Archives Discussions

pratapk · ‎08-04-2011

optimal Global worksize

we need to chose the local workgroup size to in the order of warp size for optimal performance.

Does that apply to Global work size, I've seen following code in one of Nvidia OpenCL slides.

size_t localWorkSize = 256; ( or 64)

// will round it

int numberWorkGropus = ( N + localWorkSize -1) / localWorkSize ;

size_t globalWorkSize = numberWorkGropus * localWorkSize ;

But, rounding and multiplying increases a global workgroup to be beyond the 'N',

1) We would be having global_id beyond required, how to take care of it ?

2) It can waste the OpenCL threads, Is there any advantage in doing it ?

pratapk · ‎08-08-2011

Please let me know if you want me to re-phrase the question or need more information.

maximmoroz · ‎08-08-2011

1) Pass actual size as the parameter and compare get_global_id(0) with it in the start of the kernel.

2) It is actually the most effective way to use GPU. Number of wavefronts required to execute the kernel is much more important than global work size.

3) Read AMD OpenCL Programming guide.

LeeHowes · ‎08-08-2011

In answer to your specific questions:

1) Yes, it's beyond the range of data but as the example probably shows and maximmoroz pointed out you can pass that in and catch it in a conditional.

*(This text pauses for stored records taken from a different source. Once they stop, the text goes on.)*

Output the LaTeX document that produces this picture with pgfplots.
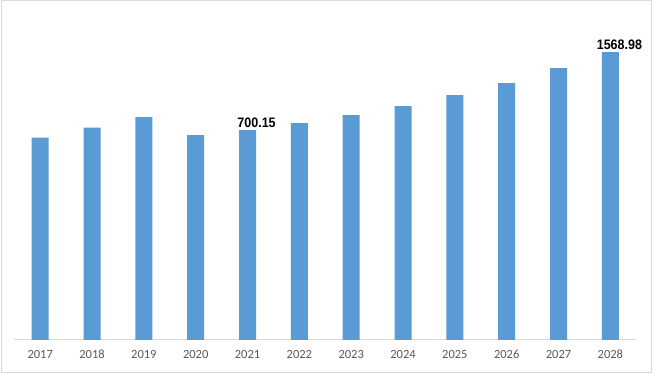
\documentclass[border=0pt]{standalone}
\usepackage{pgfplots}
\pgfplotsset{compat=1.18}
\usepackage{pgfplotstable}
\usepackage{fontspec}
\setmainfont{Carlito}
\newfontfamily\labfont{Liberation Sans}
\definecolor{barblue}{HTML}{5B9BD5}
\definecolor{tickgray}{HTML}{595959}
\definecolor{linegray}{HTML}{D9D9D9}

% Market value by year (labels shown for 2021 and 2028)
\pgfplotstableread{
idx year value
0 2017 614.4
1 2018 725.8
2 2019 845.0
3 2020 644.5
4 2021 700.15
5 2022 778.1
6 2023 867.2
7 2024 967.5
8 2025 1090.0
9 2026 1223.7
10 2027 1390.8
11 2028 1568.98
}\datatable

\begin{document}
\begin{tikzpicture}[x=1pt,y=1pt]
\fill[white] (0,0) rectangle (660,377);
\draw[linegray, line width=1pt] (1.5,5) rectangle (651.5,376);
\begin{axis}[
  at={(14.3pt,37pt)}, anchor=south west,
  scale only axis, width=622pt, height=320pt,
  xmin=-0.5, xmax=11.5, ymin=0, ymax=3565,
  axis y line=none, axis x line=bottom,
  x axis line style={-, draw=linegray, line width=1pt},
  xtick={0,...,11},
  xticklabels={2017,2018,2019,2020,2021,2022,2023,2024,2025,2026,2027,2028},
  major tick length=0pt,
  xticklabel style={font=\fontsize{12.5}{14}\selectfont, text=tickgray, yshift=-6.5pt},
  clip=false,
]
\addplot[ybar, bar width=17pt, fill=barblue, draw=none, bar shift=0pt,
  y filter/.expression={y+1639}] table[x=idx, y=value] {\datatable};
\addplot[draw=none, mark=none, y filter/.expression={y+1639},
  nodes near coords, point meta=explicit symbolic,
  nodes near coords style={font=\labfont\bfseries\fontsize{12.5}{14}\selectfont, text=black, anchor=south, inner sep=1pt, xshift=9pt, yshift=1.5pt, yscale=1.1}]
  coordinates {(4,700.15)[700.15] (11,1568.98)[1568.98]};
\end{axis}
\end{tikzpicture}
\end{document}
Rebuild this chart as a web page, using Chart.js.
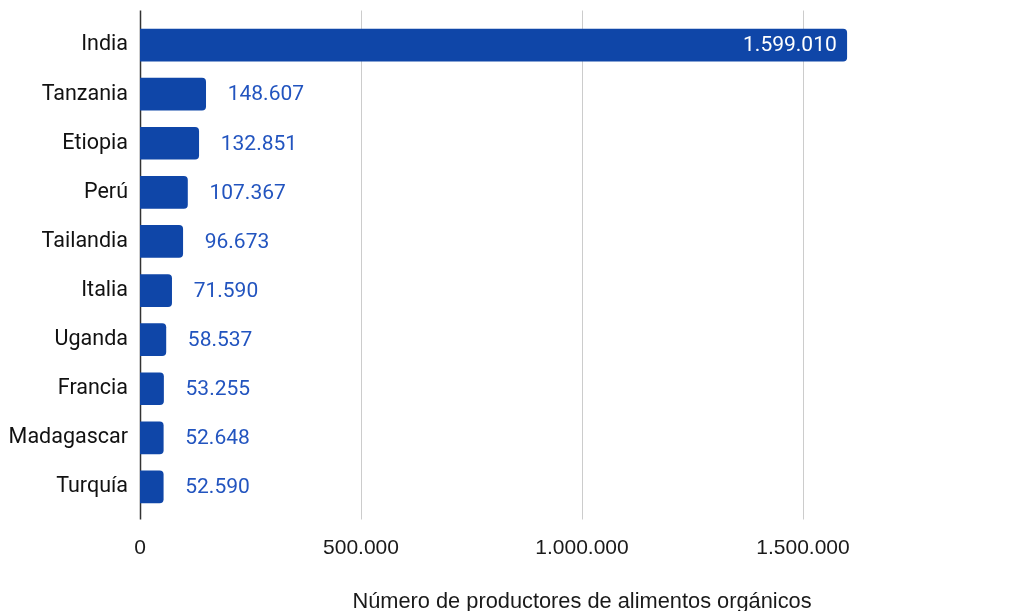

2) This is why defining "thread" sensibly is important. You're not wasting wavefronts, and that's the real execution multiple of the machine (a wavefront is a thread if you think in CPU terms). You may waste a few lanes of the last one in the machine, but who cares? The machine will be running maybe 150 wavefronts concurrently, and thousands over a dispatch, if 1/4 of one of those thousands of wavefronts is unused you won't even notice the difference.

The correct answer to the general question of whether you want to round your launch up, though, is "maybe".

It depends on whether the if test at the beginning of the kernel incurs more overhead than padding your data. If you can lay your data out with ignorable junk at the end up to the next wavefront boundary then on any reasonable size dataset the extra memory reads will be negligable, but if the kernel is short then the branch will be costly.

On the other hand, rearranging your data in that way might be difficult under some circumstances and that might incur overhead from performing a copy.

In general for peak performance you should lay your data out to match that you're running on a vector processor when you use the GPU, and that includes padding to save doing a range test in the kernel.